In Fremont, Calif., shelters have enough supplies to last only 10 days and have been unsuccessfully asking local governments to help erect cleaning stations outside the shelter doors, according to Louis Chicoine, chief executive officer of Abode Services, one of the largest homeless shelters in the Bay Area. Chicoine said local authorities are overwhelmed by requests for help. Many of the shelter’s volunteers are old and staying home to avoid exposure or have children and have to stay home because of school and child-care closures.

“We have stockpiled some supplies, but nothing like what we think we are going to need,” Chicoine said. “The wave is going to hit in such a way that people living in the streets will be dramatically impacted.”

So far, only one homeless person nationwide has tested positive for the virus, the senior administration official said. But homeless people are particularly likely to have additional health conditions that could exacerbate the impact of the illness, advocates say, and one study from last year found the homeless to be far more likely to have asthma and other pulmonary conditions.

In Kansas City and Seattle, public libraries are closing because of the coronavirus, depriving the local homeless population of a warm, dry place where they can wash their hands, use a clean bathroom, charge their phones, connect to the Internet and rest during the day. Some homeless shelters said they were wrestling with the degree to which they should be focused during the outbreak on getting people off the streets.

“There’s a terrible tension here: You want people inside, out of their tents and encampments, so they can get critical services and potentially better access to health care,” said Philip Mangano, president and CEO of the American Round Table to Abolish Homelessness. “But with the coronavirus, is that the healthier option for them? People outside may be able to accomplish social distancing and self-quarantining, rather than being cloistered together.”
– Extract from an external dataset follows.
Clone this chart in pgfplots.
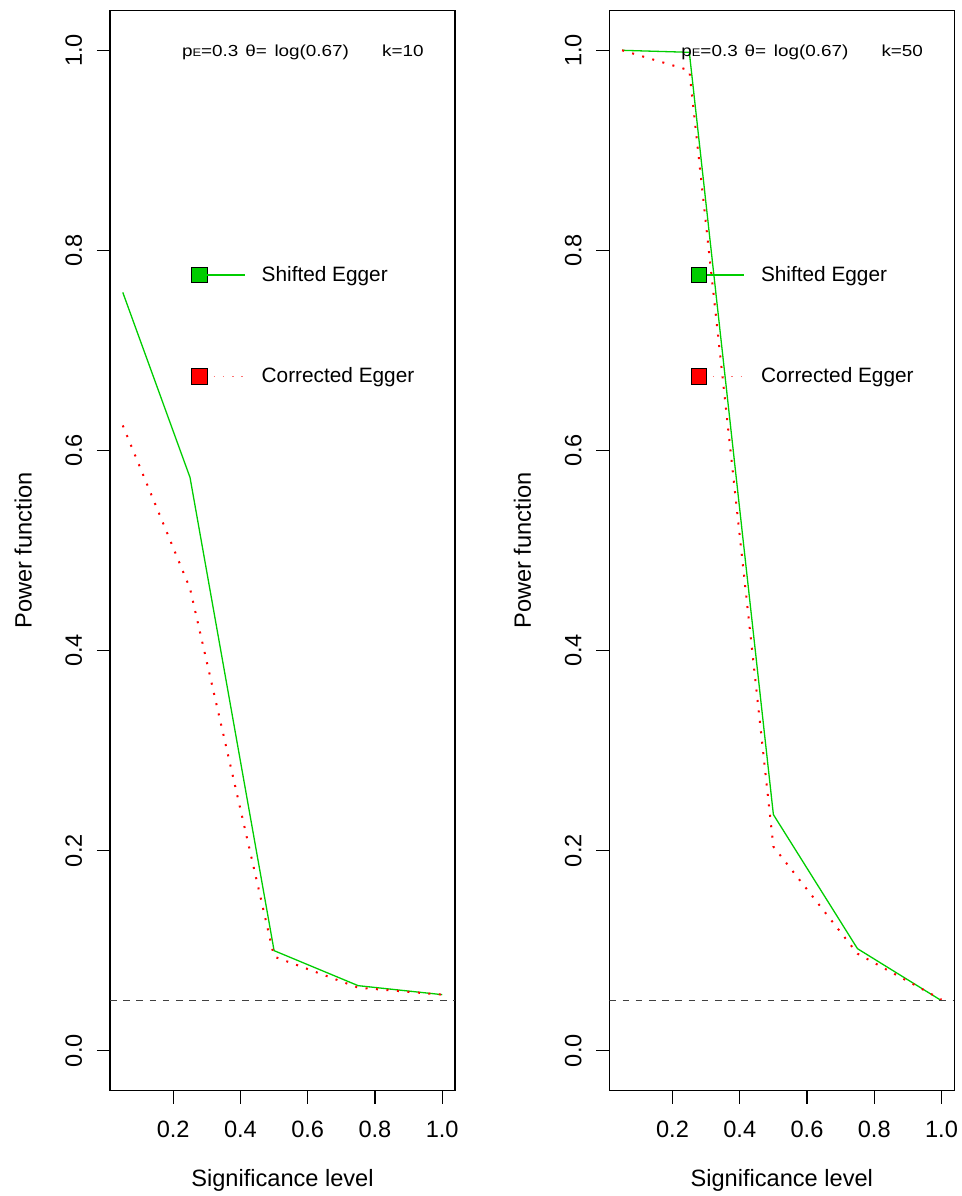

Some advocates have tried taking their concerns directly to HUD. Andy Bales, who runs Union Rescue Mission in Los Angeles’s Skid Row, asked Carson and HUD official Richard Youngblood about the federal government’s preparedness at a meeting at the agency Tuesday, attended by Rescue Mission officials from across the country. Bales asked whether the Trump administration would activate FEMA to build emergency facilities to mitigate the devastation the coronavirus could cause to homeless populations. The HUD officials listened to Bales but did not commit to executing his request.

Bales set up a quarantine area at a gym that can accommodate about 175 people, while he suspects thousands of homeless people in the city will be at risk.

In Seattle, homeless outreach workers are adopting “practical” emergency solutions such as passing out homemade hand sanitizers along with other emergency supplies to help people “shelter in place” while government officials build modular “isolation units” to quarantine people who have fallen ill, said Alison Eisinger, executive director of the Seattle/King County Coalition on Homelessness. Officials anticipate the need for several thousand such units. Eisinger said the National Guard should be mobilized to help support the response.

“This pandemic is so unprecedented that it needs a federal-level response,” said Margot Kushel, a doctor and director of the University of California at San Francisco’s Center for Vulnerable Populations, who focuses on homelessness in older adults. “We need resources to allow state and local health departments and homeless service organizations to execute their plans immediately.”

Yasmeen Abutaleb contributed to this report.